By Alexandra Esnouf
In 2003, when Mwai Kibaki assumed presidency under the National Rainbow Coalition, one of the first projects he commanded was to make primary education in Kenya free and compulsory for all boys and girls. This constitutional change was pressing, for enrollment rates presented by The World Bank show that, in 2002 they were merely 62%, and after it was implemented these rose to 112% in 2009, exceeding 100% since it includes adults and other citizens who had previously not had access. Additionally, the Human Development Education Index data reflects the impact of this change in numbers, where since 2003 Kenya’s Education Index has increased progressively, reaching a standpoint in 2009, which has maintained till 2013.
The novelty and necessity of this free education reached such an extent that Kimani Maruge, at the age of 84, became the oldest person to ever enroll and complete primary education, gaining him a place in the Guinness World Records.
Like him, many others have taken advantage of this opportunity. Nevertheless, Kenya ranks 9th amongst countries with the highest rates for children who are not enrolled in primary education worldwide, according to UNESCO’s 2012 fact sheet on Education in Kenya. Numerically, it claims there are a million students who are out of school without access to this benefit.
Despite these numbers, those students who do manage to attend school and to complete their studies finalize their passing through primary school by sitting exams to attain the Kenyan Certificate of Primary Education (KCPE). After 8 years of primary school, starting at the age of 6 and ending at 14 (assuming the student fulfilled each year’s standards accordingly), students must take examinations in a variety of subjects, which will then provide them with a single overall score. This score is fundamental in deciding whether the student will be capable of progressing further with their education, as it is the factor that determines if secondary school is an option.
But KCPE criticisms are not only related to what happens after receiving the results, as the continuation of education post primary schools is more related to the free education law which was limited from developing its full potential from the start, as there are significantly less secondary schools in Kenya than elementary schools. Regarding the KCPE specifically, the pressure on schools and on students is beyond manageable, as all results are made public, creating unhealthy competition amongst peers; the focus on standardized exams is esteemed as unfair and inadequate in a system where the quality of education is decadent, and the differences of quality amongst schools is immense; if students fail the KCPE, they are not allowed to retake classes; the examination fees are not accessible to all, so students who have attended primary school throughout are unable to be evaluated; if schools don’t pay their dues, the school closes and blocks those students chance of sitting the exam; students are transferred to sit the KCPE at other schools to manipulate the KCPE results ranking. Each one of these flaws opens up into a whole discussion, which has become know as the anti-KCPE debate.

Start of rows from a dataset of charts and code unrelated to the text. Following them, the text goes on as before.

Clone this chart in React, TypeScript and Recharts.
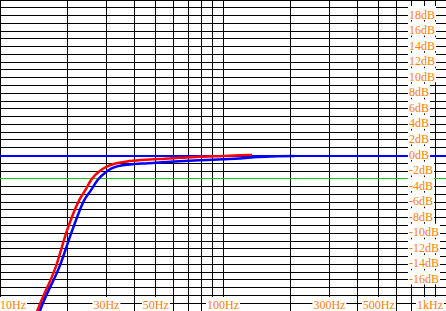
import {
  LineChart,
  Line,
  XAxis,
  YAxis,
  CartesianGrid,
  ReferenceLine,
} from "recharts";

const W = 446;
const H = 311;
const AXIS_PAD = 30; // axes sit outside the visible window; labels are drawn back inside
const ORANGE = "#ff8000";
const FONT = "'Liberation Serif', 'Times New Roman', serif";

// measured responses (Hz / dB)
const redFreq = [14.3, 14.7, 17.9, 20.0, 22.7, 24.2, 25.6, 28.4, 30.3, 33.2, 38.1, 46.9, 55, 63.8, 78.5, 100, 118.6, 135];
const redDb = [-21, -20, -14.1, -9.6, -5.7, -4.4, -3.15, -1.86, -1.4, -1.0, -0.72, -0.52, -0.42, -0.3, -0.15, -0.05, 0.03, 0.05];

const blueFreq = [14.7, 15.1, 18.6, 21.1, 23.9, 25.6, 27.4, 30.0, 31.0, 33.5, 38.1, 46, 53.5, 63.8, 78.5, 100, 118.6, 143, 175, 209];
const blueDb = [-21, -20, -14.1, -9.6, -5.7, -4.45, -3.15, -2.08, -1.8, -1.4, -1.15, -1.0, -0.88, -0.75, -0.62, -0.48, -0.38, -0.2, -0.1, -0.05];

// grid lines (no line on the 10Hz / 1kHz edges)
const gridFreqs = [20, 30, 40, 50, 60, 70, 80, 90, 100, 200, 300, 400, 500, 600, 700, 800, 900];
const labelFreqs = [10, 30, 50, 100, 300, 500, 1000];
const freqLabels: Record<number, string> = {
  10: "10Hz",
  30: "30Hz",
  50: "50Hz",
  100: "100Hz",
  300: "300Hz",
  500: "500Hz",
  1000: "1kHz",
};

const dbTicks = [-19, -18, -17, -16, -15, -14, -13, -12, -11, -10, -9, -8, -7, -6, -5, -4, -3, -2, -1, 0, 1, 2, 3, 4, 5, 6, 7, 8, 9, 10, 11, 12, 13, 14, 15, 16, 17, 18, 19];
const dbLabels = [18, 16, 14, 12, 10, 8, 6, 4, 2, 0, -2, -4, -6, -8, -10, -12, -14, -16];

const redData = redFreq.map((f, i) => ({ f, db: redDb[i] }));
const blueData = blueFreq.map((f, i) => ({ f, db: blueDb[i] }));

const charW: Record<string, number> = { H: 8.67, z: 5.33, k: 6, d: 6, B: 8, "-": 4 };
const textWidth = (s: string) =>
  s.split("").reduce((w, c) => w + (charW[c] ?? 6), 0);

const XTick = (props: any) => {
  const { x, payload } = props;
  const label = freqLabels[payload.value];
  if (!label) return <g />;
  const w = textWidth(label);
  let left = x - w / 2;
  if (left < 0) left = 0;
  if (left + w > W - 3) left = W - 3 - w;
  return (
    <g>
      <rect x={left - 1} y={H - 14} width={w + 2} height={14} fill="#fff" />
      <text x={left} y={H - 2.5} fill={ORANGE} fontSize={12} fontFamily={FONT}>
        {label}
      </text>
    </g>
  );
};

const YTick = (props: any) => {
  const { y, payload } = props;
  if (!dbLabels.includes(payload.value)) return <g />;
  const label = `${payload.value}dB`;
  const w = textWidth(label);
  const left = W - 37;
  return (
    <g>
      <rect x={left - 1} y={y - 9.5} width={w + 2} height={14} fill="#fff" />
      <text x={left} y={y + 3} fill={ORANGE} fontSize={12} fontFamily={FONT}>
        {label}
      </text>
    </g>
  );
};

export default function App() {
  return (
    <div style={{ position: "absolute", left: 0, top: 0, background: "#fff" }}>
      <style>{".recharts-cartesian-grid line, .recharts-reference-line line { shape-rendering: crispEdges; }"}</style>
      <LineChart
        width={W + AXIS_PAD}
        height={H + AXIS_PAD}
        margin={{ top: 0, right: 0, bottom: 0, left: 0 }}
      >
        <CartesianGrid stroke="#000" strokeWidth={1} xAxisId="g" />
        <ReferenceLine y={-3} xAxisId="g" stroke="#11cc11" strokeWidth={1} />
        <XAxis
          xAxisId="g"
          dataKey="f"
          type="number"
          scale="log"
          domain={[10, 1000]}
          ticks={gridFreqs}
          interval={0}
          allowDataOverflow
          height={0}
          hide
        />
        <XAxis
          xAxisId="lab"
          dataKey="f"
          type="number"
          scale="log"
          domain={[10, 1000]}
          ticks={labelFreqs}
          interval={0}
          allowDataOverflow
          height={AXIS_PAD}
          axisLine={false}
          tickLine={false}
          tick={XTick}
        />
        <YAxis
          type="number"
          orientation="right"
          domain={[-20, 20]}
          ticks={dbTicks}
          interval={0}
          allowDataOverflow
          width={AXIS_PAD}
          axisLine={false}
          tickLine={false}
          tick={YTick}
        />
        <ReferenceLine y={0} xAxisId="g" stroke="#0000ff" strokeWidth={2} zIndex={600} />
        <Line
          xAxisId="g"
          data={redData}
          dataKey="db"
          type="monotone"
          stroke="#ff0000"
          strokeWidth={2.5}
          dot={false}
          isAnimationActive={false}
          zIndex={600}
        />
        <Line
          xAxisId="g"
          data={blueData}
          dataKey="db"
          type="monotone"
          stroke="#0000ff"
          strokeWidth={2.5}
          dot={false}
          isAnimationActive={false}
          zIndex={601}
        />
      </LineChart>
    </div>
  );
}
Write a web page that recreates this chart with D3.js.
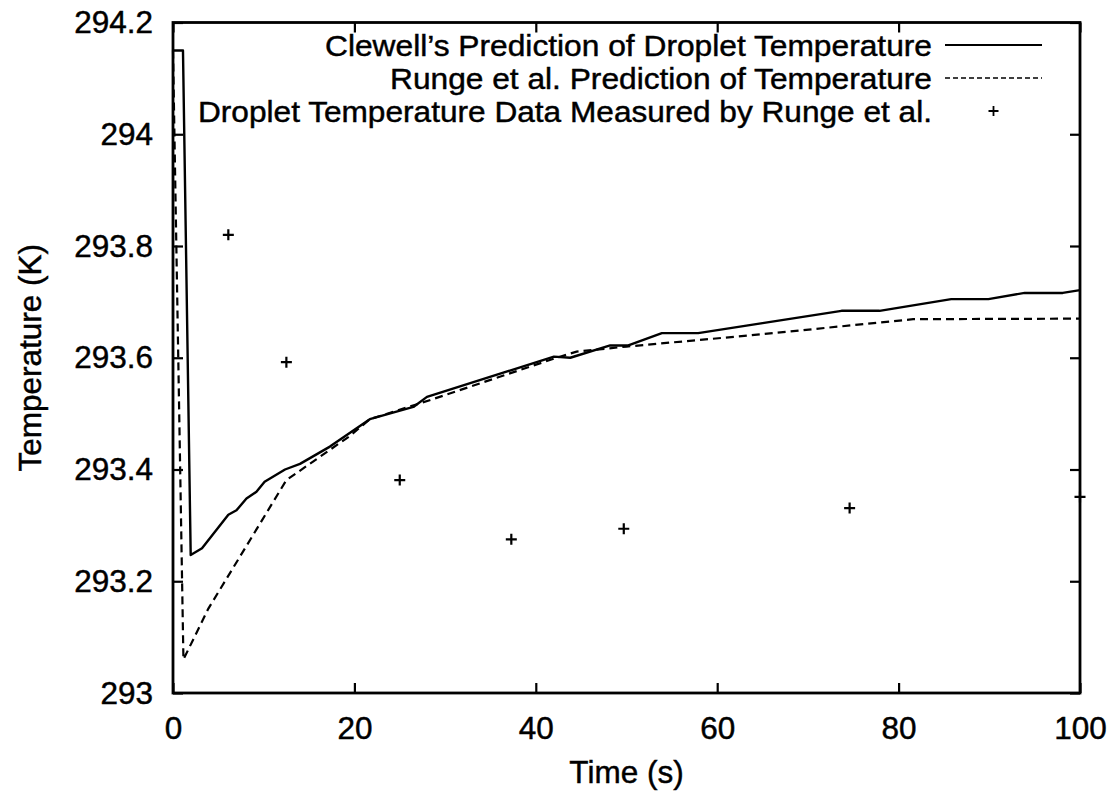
<!DOCTYPE html>
<html>
<head>
<meta charset="utf-8">
<script src="https://cdn.jsdelivr.net/npm/d3@7"></script>
<style>
  html, body { margin: 0; padding: 0; background: #fff; }
  svg text { font-family: "Liberation Sans", Arial, Helvetica, sans-serif; fill: #000; stroke: #000; stroke-width: 0.45px; }
</style>
</head>
<body>
<svg id="chart" width="1110" height="791"></svg>
<script>
// Clewell's model prediction of droplet temperature: time (s), temperature (K)
const clewellTime = [0, 1.1, 1.95, 3.2, 6.1, 7.0, 8.1, 9.2, 10.1, 12.35, 14.0, 17.3, 21.7, 26.5, 28.0,
  42.0, 43.8, 48.2, 50.2, 53.9, 57.9, 65.0, 73.7, 77.9, 85.8, 89.9, 93.9, 98.1, 100];
const clewellTemp = [294.15, 294.15, 293.247, 293.259, 293.319, 293.327, 293.348, 293.36, 293.378, 293.40,
  293.41, 293.441, 293.49, 293.512, 293.53, 293.602, 293.60, 293.622, 293.622, 293.644, 293.644, 293.662,
  293.684, 293.684, 293.705, 293.705, 293.716, 293.716, 293.721];

// Runge et al. model prediction
const rungeTime = [0, 1.15, 3.9, 12.5, 19.5, 21.7, 28.3, 42.1, 44.5, 50.0, 63.6, 81.6, 100];
const rungeTemp = [294.15, 293.06, 293.151, 293.381, 293.46, 293.49, 293.524, 293.599, 293.611, 293.62,
  293.64, 293.669, 293.67];

// Droplet temperatures measured by Runge et al.
const measuredTime = [6.1, 12.5, 25.0, 37.3, 49.7, 74.6, 100];
const measuredTemp = [293.82, 293.592, 293.381, 293.275, 293.294, 293.331, 293.351];

const xTicks = [0, 20, 40, 60, 80, 100];
const yTicks = [293, 293.2, 293.4, 293.6, 293.8, 294, 294.2];

const legendLabels = [
  "Clewell\u2019s Prediction of Droplet Temperature",
  "Runge et al. Prediction of Temperature",
  "Droplet Temperature Data Measured by Runge et al."
];

const svg = d3.select("#chart");
const plot = { left: 173, right: 1080, top: 22.5, bottom: 693 };

const x = d3.scaleLinear().domain([0, 100]).range([plot.left, plot.right]);
const y = d3.scaleLinear().domain([293, 294.2]).range([plot.bottom, plot.top]);

const fmt = d => String(+d.toFixed(1));
const fontSize = 31.5;

// axes with inward ticks on all four sides
const axisStyle = g => {
  g.select(".domain").remove();
  g.selectAll(".tick line").attr("stroke", "#000").attr("stroke-width", 2.2);
  g.selectAll("text").attr("font-size", fontSize).attr("font-family", null).attr("fill", "#000");
};

svg.append("g")
  .attr("transform", `translate(0,${plot.bottom})`)
  .call(d3.axisBottom(x).tickValues(xTicks).tickFormat(fmt).tickSize(-10).tickPadding(24))
  .call(axisStyle);
svg.append("g")
  .attr("transform", `translate(0,${plot.top})`)
  .call(d3.axisTop(x).tickValues(xTicks).tickFormat("").tickSize(-10))
  .call(axisStyle);
svg.append("g")
  .attr("transform", `translate(${plot.left},0)`)
  .call(d3.axisLeft(y).tickValues(yTicks).tickFormat(fmt).tickSize(-10).tickPadding(20))
  .call(axisStyle);
svg.append("g")
  .attr("transform", `translate(${plot.right},0)`)
  .call(d3.axisRight(y).tickValues(yTicks).tickFormat("").tickSize(-10))
  .call(axisStyle);

// plot frame
svg.append("rect")
  .attr("x", plot.left).attr("y", plot.top)
  .attr("width", plot.right - plot.left).attr("height", plot.bottom - plot.top)
  .attr("fill", "none").attr("stroke", "#000").attr("stroke-width", 2.8);

// axis titles
svg.append("text")
  .attr("x", (plot.left + plot.right) / 2).attr("y", 783)
  .attr("text-anchor", "middle").attr("font-size", fontSize)
  .text("Time (s)");
svg.append("text")
  .attr("transform", `translate(41,${(plot.top + plot.bottom) / 2}) rotate(-90)`)
  .attr("text-anchor", "middle").attr("font-size", fontSize)
  .text("Temperature (K)");

// curves
const line = d3.line().x(d => x(d[0])).y(d => y(d[1]));
const clewell = d3.zip(clewellTime, clewellTemp);
const runge = d3.zip(rungeTime, rungeTemp);
const measured = d3.zip(measuredTime, measuredTemp);

svg.append("path").datum(clewell)
  .attr("d", line).attr("fill", "none").attr("stroke", "#000")
  .attr("stroke-width", 2.4).attr("stroke-linejoin", "round");
svg.append("path").datum(runge)
  .attr("d", line).attr("fill", "none").attr("stroke", "#000")
  .attr("stroke-width", 2.2).attr("stroke-dasharray", "8,5");

// plus markers for measured data
const plus = (g, cx, cy, r, w) => g.append("path")
  .attr("d", `M${cx - r},${cy}H${cx + r}M${cx},${cy - r}V${cy + r}`)
  .attr("stroke", "#000").attr("stroke-width", w).attr("fill", "none");
const markers = svg.append("g");
measured.forEach(d => plus(markers, x(d[0]), y(d[1]), 5.5, 2.2));

// key: right-aligned labels, each stretched to a fixed run width
const key = svg.append("g");
const keyTextRight = 932, keySampleX0 = 945, keySampleX1 = 1042;
const keyFont = 29.5, keyStep = 33;
const keyWidths = [607, 542, 734];
legendLabels.forEach((label, i) => {
  const base = 56 + keyStep * i;
  key.append("text")
    .attr("x", keyTextRight).attr("y", base)
    .attr("text-anchor", "end").attr("font-size", keyFont)
    .attr("textLength", keyWidths[i]).attr("lengthAdjust", "spacingAndGlyphs")
    .text(label);
  const cy = base - 11;
  if (i === 0) {
    key.append("line").attr("x1", keySampleX0).attr("x2", keySampleX1).attr("y1", cy).attr("y2", cy)
      .attr("stroke", "#000").attr("stroke-width", 1.8);
  } else if (i === 1) {
    key.append("line").attr("x1", keySampleX0).attr("x2", keySampleX1).attr("y1", cy).attr("y2", cy)
      .attr("stroke", "#000").attr("stroke-width", 1.5).attr("stroke-dasharray", "5,3");
  } else {
    plus(key, (keySampleX0 + keySampleX1) / 2, cy, 5, 1.8);
  }
});
</script>
</body>
</html>
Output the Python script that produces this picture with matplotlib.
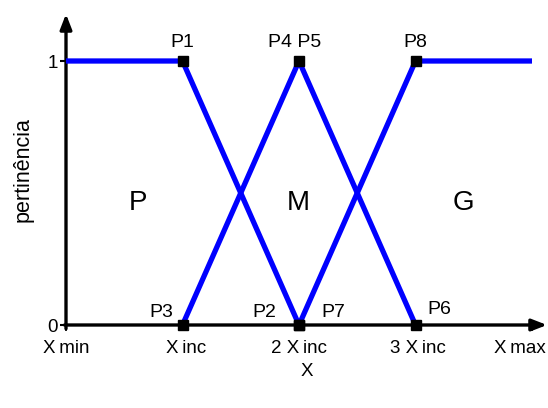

The Kenyan government is headed in the right direction by providing free primary education to all its boys and girls. But the basic structure of its system has important flaws, most of which are reduced to or related in important ways to the KCPE, and that will impede any other modification or reform the government implements. And so, it is imminent that the transition between primary school and secondary school is smooth and accessible to all, but at this point the KCPE seems to be the determining factor for this changeover, and it is an enigma yet to be resolved.